Memory as Memorial
I was listening to a discussion on Radio Four the other week about why it is that the media become obsessed with celebrating events only when they have reached a number divisible by five i.e 5, 20, 50, 100 etc - unless it is something that requires urgent attention, such as the end of World War One, because those who may have been alive to witness it are dying out.
This lead to me think about those relatives or friends whose funeral I have attended and for whom there is no physical memorial, no tree, headstone, plaque on a seat overlooking a secluded harbour. I haven't been to that many funerals, a dozen at most, but only one of them (a former colleague who committed suicide after an argument with her boyfriend) resulted in a funeral rather than a cremation. Those people have not been forgotten simply because there is no physical acknowledgement that they ever existed, the still live on in photographs, letters, but more importantly in our individual and collective memory.

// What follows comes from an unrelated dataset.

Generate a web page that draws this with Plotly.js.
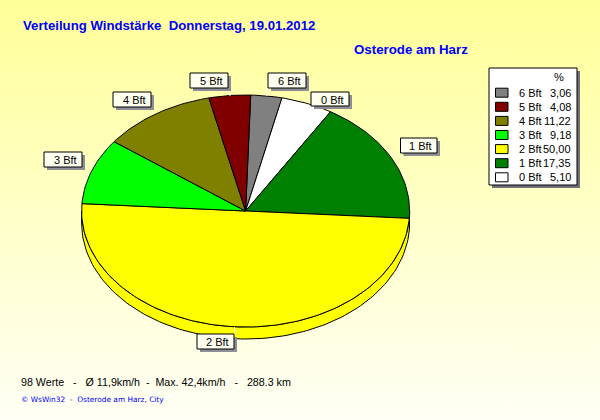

My brother died on 30th November 2004, he was 42 when he died. As his son Darryl, who was 12 at the time, said in a poem at his funeral, "he was 41 and going, by 42 he was gone." I don't miss him anymore today than I did on the 3rd or 4th anniversaries of his death and yet somehow posting on the 5th Anniversary seems more 'right.'
When I think back to the last eighteen months of his life, after his diagnosis with lung cancer, I think of two distinctive times we spent together. There was the time shortly after his diagnosis when he, Karon, Darryl and Laura (my niece) came down for Nathalie's ninth birthday and Nigel, Darryl and I went to Mudeford Quay, sat outside the pub with a couple of pints (Darryl had a coke) and discussed football, work etc, the sort of things you discuss before getting down to discussing the big 'c'. The second time was the Saturday before he died (he died on the Monday night), he barely knew me, couldn't move from his bed and sat wide eye and dying watching a rugby international on the screen. I held his hand and told him that I wanted him to know he had been a fantastic brother and that I loved him and always would. He stared blankly at me then smiled.
On the day of his funeral and cremation it had rained and rained. I found the place in the garden of remembrance where relatives and friend left flowers and bent down to lay the claret and blue wreath we had brought, as I did so the sun burst through the clouds. As it did so I stood up and laughed, there might not be a God but the weather certainly had a sense of humour.
I'd be lying if I said I think about him everyday, I do this time of year as we get closer to the 'anniversary' of his death. That's not to say my love for him has diminished over the years, nor has the respect for what he did with his life during the short time he was with us but time really is a healer and the pain grows into something different but boy do I miss him.
It probably seems daft posting this but I started writing this blog for a variety of reasons one of which was to get things off my chest and at this time of year it seems appropriate.
3 comments:
Nice post. I don't think it matters what the anniversary number is and I also don't think anyone should feel bad or gulty if they forget for a while or miss an exact date; as your blogpost title suggest the memeory - whenever or however it occurs - is memorial and should be treasured as such. Sometimes when I can I go and sit next to where my dad's ashes are buried (in a N London crematorium) and are now next to my gran's (deverstated to outlive her son in law!) and cousin's ashes and I like to just sit and reminise a bit.
Span's right, Paul, nice post. We appreciate your honesty and openness.
Thanks Guys.
Spoke to my parents last night, they do have religion whereas I don't, and they went and lit their candle in the local church and my Dad said they just sat there not knowing what to say. Sometimes you don't need to.